Find the equation of tangent and normal to the curve given by $x=7 \cos t$ and $y=2 \sin t, t \in R$ at any point on the curve.
Solution:
$
\begin{aligned}
& x=7 \cos t \quad y=2 \sin t \\
& \frac{d x}{d t}=-7 \sin t \quad \frac{d y}{d t}=2 \cos t \\
& \frac{d y}{d x}\left[\text { at }{ }^{\prime} t^{\prime}\right]=\frac{2 \cos t}{-7 \sin t}=m=\text { slope of the tangent } \\
& \left(x_1, y_1\right)=(7 \cos t, 2 \sin t) \\
& \text { Equation of tangent is } y-2 \sin t=\frac{-2 \cos t}{7 \sin t}(x-7 \cos t) \\
& 7 y \sin t-14 \sin ^2 t=-2 x \cos t+14 \cos ^2 t \\
& 2 x \cos t+7 y \sin t=14\left(\cos ^2 t+\sin ^2 t\right)=14 \\
& \text {; } 2 x \cos t+7 y \sin t=14 \\
& \text { Slope of tangent }=m=\frac{-2 \cos t}{7 \sin t} \\
& \therefore \text { Slope of normal }=\frac{-1}{m}=\frac{7 \sin t}{2 \cos t} \\
& \left(x_1, y_1\right)=(7 \cos t, 2 \sin t) \\
&
\end{aligned}
$
So equation of normal is
$
y-2 \sin t=\frac{7 \sin t}{2 \cos t}(x-7 \cos t)
$
$(2 \cos t) y-4 \sin t \cos t=(7 \sin t) x-49 \sin t \cos t$
$
x(7 \sin t)-y(2 \cos t)=45 \sin t \cos t
$

Question 9.
Find the angle between the rectangular hyperbola $x y=2$ and the parabola $x^2+4 y=0$.
Solution:
Solving the given two equations.
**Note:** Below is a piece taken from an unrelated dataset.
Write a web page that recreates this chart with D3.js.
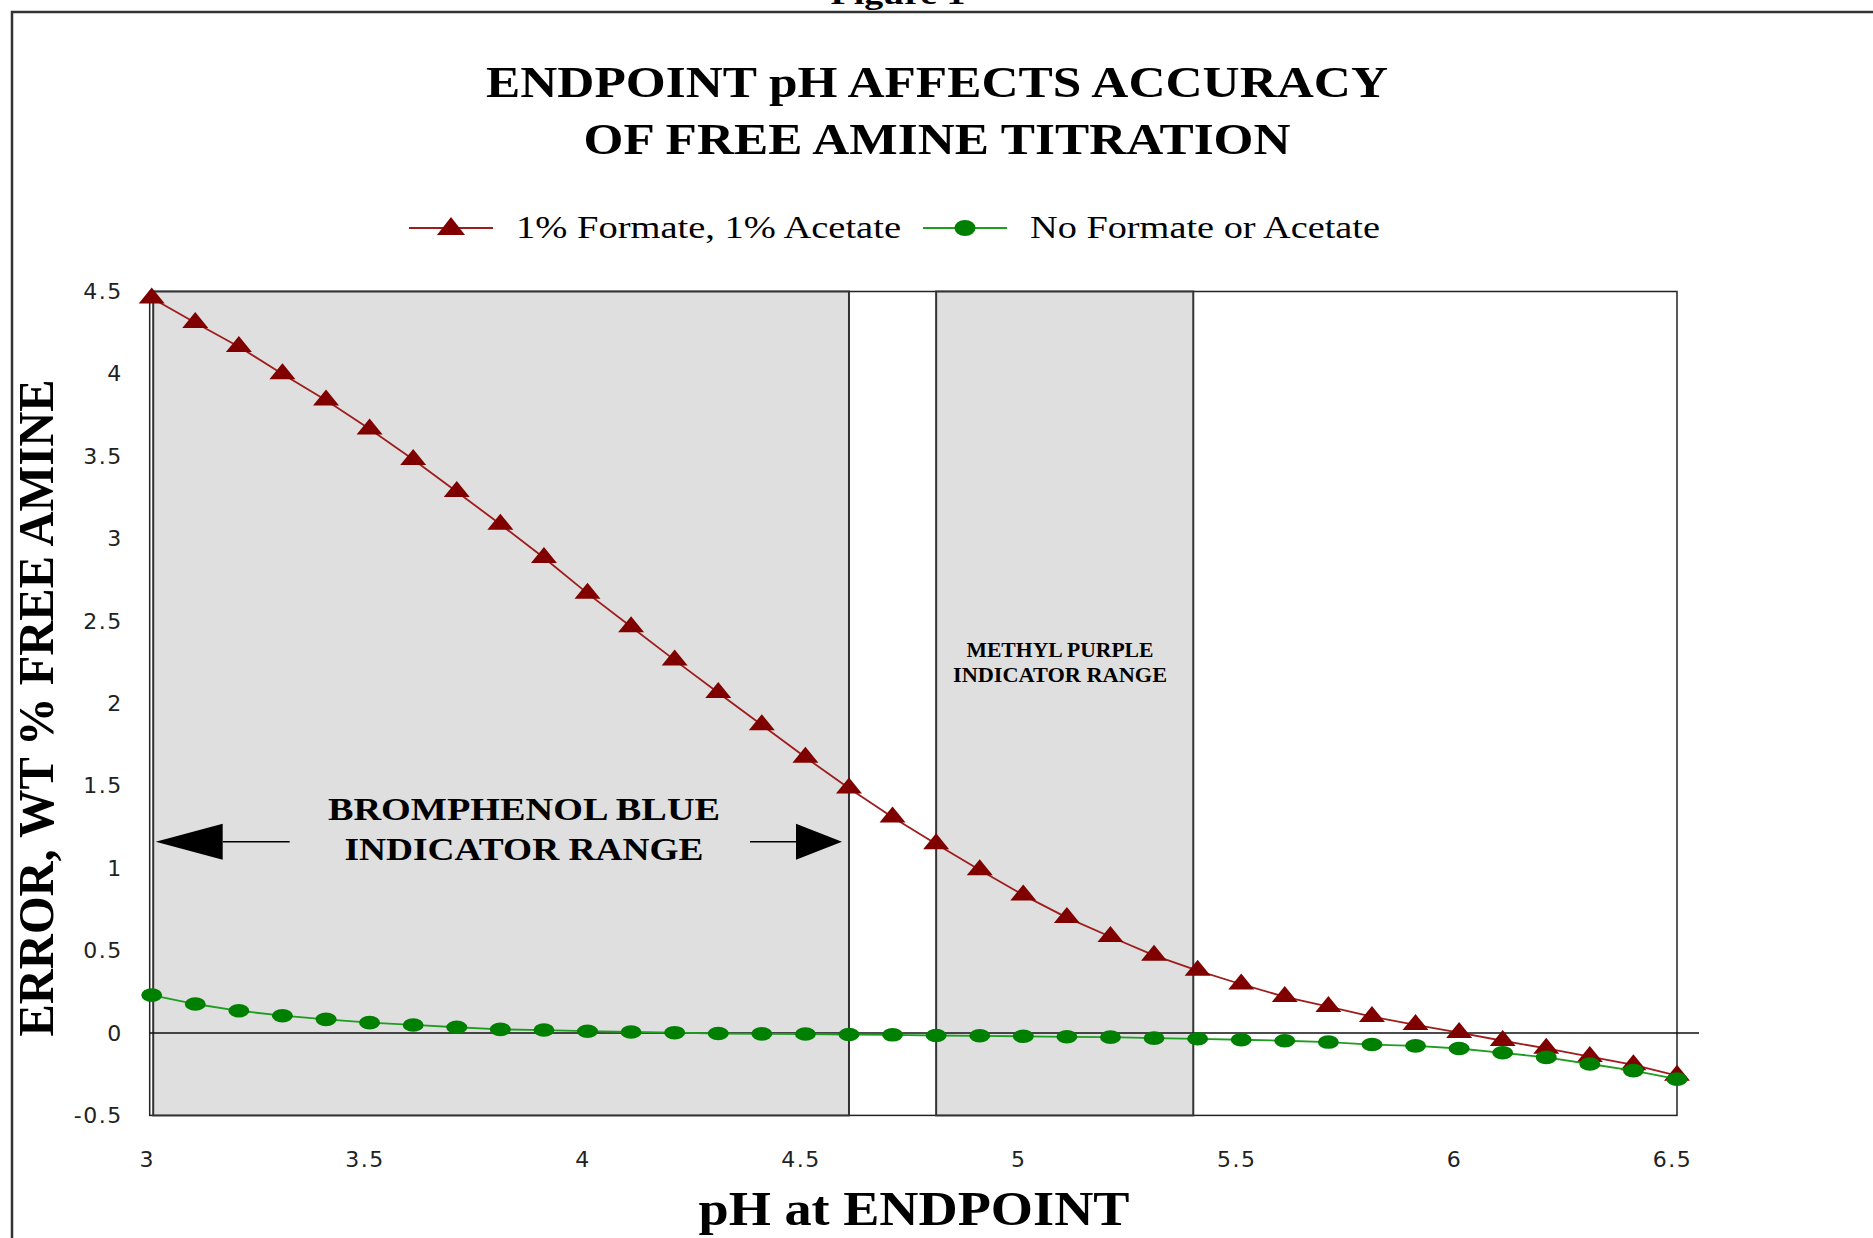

To find the point of intersection:
$
\begin{aligned}
x^2+4 y & =0 \\
4 y & =-x^2 \Rightarrow y=-\frac{x^2}{4}
\end{aligned}
$
Substituting $y=-\frac{x^2}{4}$ in $x y=2$ we get
$
x\left(\frac{-x^2}{4}\right)=2 \Rightarrow-x^3=8 \Rightarrow x=-2
$

$
\begin{aligned}
\text { when } x & =-2 \Rightarrow y=\frac{-(4)}{4}=-1 \\
\left(x_1, y_1\right) & =(-2,-1) \\
x y & =2
\end{aligned}
$
Differentiating w.r. to $x$
$
\begin{aligned}
x \frac{d y}{d x}+y & =0 \Rightarrow \frac{d y}{d x}=\frac{-y}{x} \\
\frac{d y}{d x} \text { at }(-2,-1) & =-\left(\frac{-1}{-2}\right)=\frac{-1}{2}=m_1 \\
x^2+4 y & =0
\end{aligned}
$
Differentiating w.r.to $x$
$
\begin{aligned}
2 x+4 \frac{d y}{d x} & =0 \Rightarrow \frac{d y}{d x}=\frac{-2 x}{4}=\frac{-x}{2} \\
\frac{d y}{d x} \text { at }(-2,-1) & =-\left(\frac{-2}{2}\right)=1=m_2
\end{aligned}
$
If $\theta$ is the angle between the curves then
$
\begin{aligned}
\tan \theta & =\left|\frac{m_1-m_2}{1+m_1 m_2}\right| \\
\text { (i.e) } \tan \theta & =\left|\frac{-\frac{1}{2}-1}{1+\left(\frac{-1}{2}\right)(+1)}\right|=\left|\frac{-\frac{3}{2}}{\frac{1}{2}}\right|=3 \Rightarrow \theta=\tan ^{-1}(3)
\end{aligned}
$

Question 10.
Show that the two curves $x^2-y^2=r^2$ and $x y=c^2$ where $c, r$ are constants, cut orthogonally.

Solution:
Let $\left(\mathrm{x}_1, \mathrm{y}_1\right)$ be the point of intersection of the two curves
I Curve: $x^2-y^2=r^2$
Differentiating w.r.to $\mathrm{x}$

$
\begin{aligned}
2 x-2 y \frac{d y}{d x} & =0 \Rightarrow \frac{d y}{d x}=\frac{2 x}{2 y}=\frac{x}{y} \\
\frac{d y}{d x} \text { at }\left(x_1, y_1\right) & =\frac{x_1}{y_1}=m_1
\end{aligned}
$
II Curve: $x y=c^2$
Differentiating w.r.to $\mathrm{x}$
$
\begin{aligned}
x \frac{d y}{d x}+y & =0 \Rightarrow \frac{d y}{d x}=-\frac{y}{x} \\
\frac{d y}{d x} \text { at }\left(x_1, y_1\right) & =\frac{-y_1}{x_1}=m_2
\end{aligned}
$
Now $m_1 m_2=\left(\frac{x_1}{y_1}\right)\left(\frac{-y_1}{x_1}\right)=-1 \Rightarrow$ the two curves cut orthogonally.